Journal of the Electrochemical Society, Vol.146, No.8, 3009-3017, 1999
Analysis and modeling of low pressure CVD of silicon nitride from a silane-ammonia mixture - I. Experimental study and determination of a gaseous phase mechanism
This paper, Part I of two, presents the results of a study combining experimental and modeling approaches of low pressure chemical vapor deposition (LPCVD) of silicon nitride from a silane-ammonia mixture. The experimental study consists in a reduced number of runs, chosen in order to identify the main features of the deposition process, i.e., marked nonuniformities at the wafer edge both in thickness and in Si/N composition. It is then shown that a complex gas-phase mechanism may be responsible for the observed physicochemical phenomena. A gaseous reaction model is thus proposed for a silane-ammonia mixture under typical low pressure CVD conditions.
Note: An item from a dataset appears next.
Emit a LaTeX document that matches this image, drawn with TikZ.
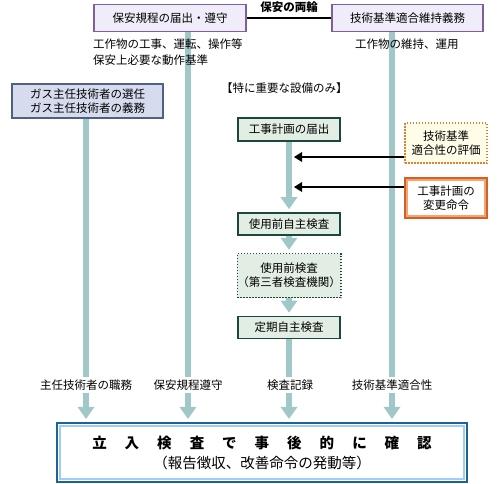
\documentclass[tikz,border=0pt]{standalone}
\usepackage{fontspec}
\setmainfont{Noto Sans CJK JP}
\usepackage{xcolor}
\usepackage{tikz}
\usetikzlibrary{arrows.meta, positioning, backgrounds}
\definecolor{barteal}{RGB}{160,200,200}
\definecolor{lavfill}{RGB}{240,236,250}
\definecolor{lavdraw}{RGB}{128,96,156}
\definecolor{gasfill}{RGB}{214,220,238}
\definecolor{gasdraw}{RGB}{80,96,128}
\definecolor{grnfill}{RGB}{226,238,228}
\definecolor{grndraw}{RGB}{28,72,58}
\definecolor{crmfill}{RGB}{255,252,232}
\definecolor{orgdraw}{RGB}{224,128,48}
\definecolor{orgdark}{RGB}{210,96,42}
\definecolor{orglight}{RGB}{244,164,112}
\definecolor{bluedark}{RGB}{28,100,148}
\definecolor{bluelight}{RGB}{160,204,248}
\newcommand{\chargap}{\hspace{18pt}}
\tikzset{
  every node/.style={font=\fontsize{11.5pt}{14pt}\selectfont},
  topbox/.style={rectangle, draw=lavdraw, fill=lavfill, line width=1.6pt,
    minimum width=152pt, minimum height=27pt, inner sep=0pt},
  gasbox/.style={rectangle, draw=gasdraw, fill=gasfill, line width=1.6pt,
    minimum width=151pt, minimum height=34pt, inner sep=0pt, align=center},
  flowbox/.style={rectangle, draw=grndraw, fill=grnfill, line width=1.8pt,
    minimum width=102pt, minimum height=22pt, inner sep=0pt, align=center},
  dotflow/.style={flowbox, line width=1.5pt, dash pattern=on 1.5pt off 1.5pt},
  evalbox/.style={rectangle, draw=orgdraw, fill=crmfill, line width=1.5pt,
    dash pattern=on 1.5pt off 1.5pt, minimum width=82pt, minimum height=40pt,
    inner sep=0pt, align=center},
  orderbox/.style={rectangle, draw=orgdark, fill=white, line width=2.2pt,
    minimum width=82pt, minimum height=40pt, inner sep=0pt, align=center},
  finbox/.style={rectangle, draw=bluedark, fill=white, line width=2.2pt,
    minimum width=410pt, minimum height=59pt, inner sep=0pt, align=center,
    font=\fontsize{14.5pt}{20pt}\selectfont},
  bar/.style={draw=barteal, line width=6pt, shorten >=3pt,
    -{Triangle[width=17pt, length=12pt, line width=0pt]}},
  blkarrow/.style={-{Triangle[width=10pt, length=8pt, line width=0pt]},
    line width=2pt, shorten >=5pt},
  pairline/.style={line width=1.6pt},
  lbl/.style={fill=white, inner xsep=1.5pt, inner ysep=3pt},
  note/.style={inner sep=0pt, align=left}
}

\begin{document}
\begin{tikzpicture}[x=1pt, y=-1pt]
  \useasboundingbox (0,0) rectangle (500,483);
  % Top boxes
  \node[topbox] (hoan) at (170,18) {保安規程の届出・遵守};
  \node[topbox, minimum width=151pt] (kijun) at (407.5,18) {技術基準適合維持義務};
  \draw[pairline] (hoan.east) -- (hoan.east -| kijun.west);
  \node[font=\fontsize{11.5pt}{14pt}\selectfont\bfseries] (ryorin) at (289,7) {保安の両輪};
  \node[note, font=\fontsize{11.5pt}{16.5pt}\selectfont, anchor=west] (kouji) at (93,52)
    {工作物の工事、運転、操作等\\保安上必要な動作基準};
  \node[note, anchor=west] (iji) at (355,44) {工作物の維持、運用};
  % Gas engineer box
  \node[gasbox] (gas) at (87.5,101) {ガス主任技術者の選任\\ガス主任技術者の義務};
  % Centre column
  \node[note, anchor=west] (juyo) at (221,88) {【特に重要な設備のみ】};
  \node[flowbox, minimum height=23pt] (koji) at (289,129.5) {工事計画の届出};
  \node[flowbox] (jishu) at (289,224) {使用前自主検査};
  \node[dotflow, minimum height=44pt] (shiyo) at (289,275.5) {使用前検査\\（第三者検査機関）};
  \node[flowbox] (teiki) at (289,327.5) {定期自主検査};
  % Right boxes
  \node[evalbox] (eval) at (446,143) {技術基準\\適合性の評価};
  \node[orderbox] (order) at (446,198) {工事計画の\\変更命令};
  \draw[orglight, line width=2pt] ([shift={(3.5pt,3.5pt)}]order.south west)
    rectangle ([shift={(-3.5pt,-3.5pt)}]order.north east);
  % Bottom box
  \node[finbox] (fin) at (262,452.5)
    {{\bfseries 立\chargap 入\chargap 検\chargap 査\chargap で\chargap 事\chargap 後\chargap 的\chargap に\chargap 確\chargap 認}\\（報告徴収、改善命令の発動等）};
  \draw[bluelight, line width=2pt] ([shift={(4pt,4pt)}]fin.south west)
    rectangle ([shift={(-4pt,-4pt)}]fin.north east);
  % Labels on the bars
  \node[lbl] (l1) at (86,385) {主任技術者の職務};
  \node[lbl] (l2) at (188,385) {保安規程遵守};
  \node[lbl] (l3) at (290,385) {検査記録};
  \node[lbl] (l4) at (392,385) {技術基準適合性};
  % Bars
  \begin{scope}[on background layer]
    \draw[bar] (gas.south -| l1) -- (l1 |- fin.north);
    \draw[bar] (hoan.south -| l2) -- (l2 |- fin.north);
    \draw[bar] (kijun.south -| l4) -- (l4 |- fin.north);
    \draw[bar] (koji) -- (jishu);
    \draw[bar] (jishu) -- (shiyo);
    \draw[bar] (shiyo) -- (teiki);
    \draw[bar] (teiki) -- (teiki |- fin.north);
  \end{scope}
  % Black arrows into the column
  \coordinate (e1) at ([yshift=-14pt]eval.west);
  \coordinate (e2) at ([yshift=11pt]order.west);
  \draw[blkarrow] (e1) -- (e1 -| koji.south);
  \draw[blkarrow] (e2) -- (e2 -| koji.south);
\end{tikzpicture}
\end{document}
A complete reaction scheme is first studied. A thorough quantum Rice Ramsberger Kassel (QRRK) analysis compensated for the lack of kinetic information in the gas phase and allowed the identification of kinetic constants for uni- and bimolecular reactions. Its appropriateness is examined with one-dimensional nonsteady computations. A combined analysis of these calculations and of the QRRK results shows that the reaction model could be simplified, thus leading to a reduced reaction set reproducing the essential features of the full mechanism experimentally observed, which involves six species with two silylamine intermediates SiH3NH2 and SiHNH2. In Part II of this article series, this mechanism is integrated in a 2-D model of LPCVD reactors, previously developed in the laboratory (called CVD2) and adapted to this kind of deposition, taking into account hydrodynamics, mass transport, and chemical reactions.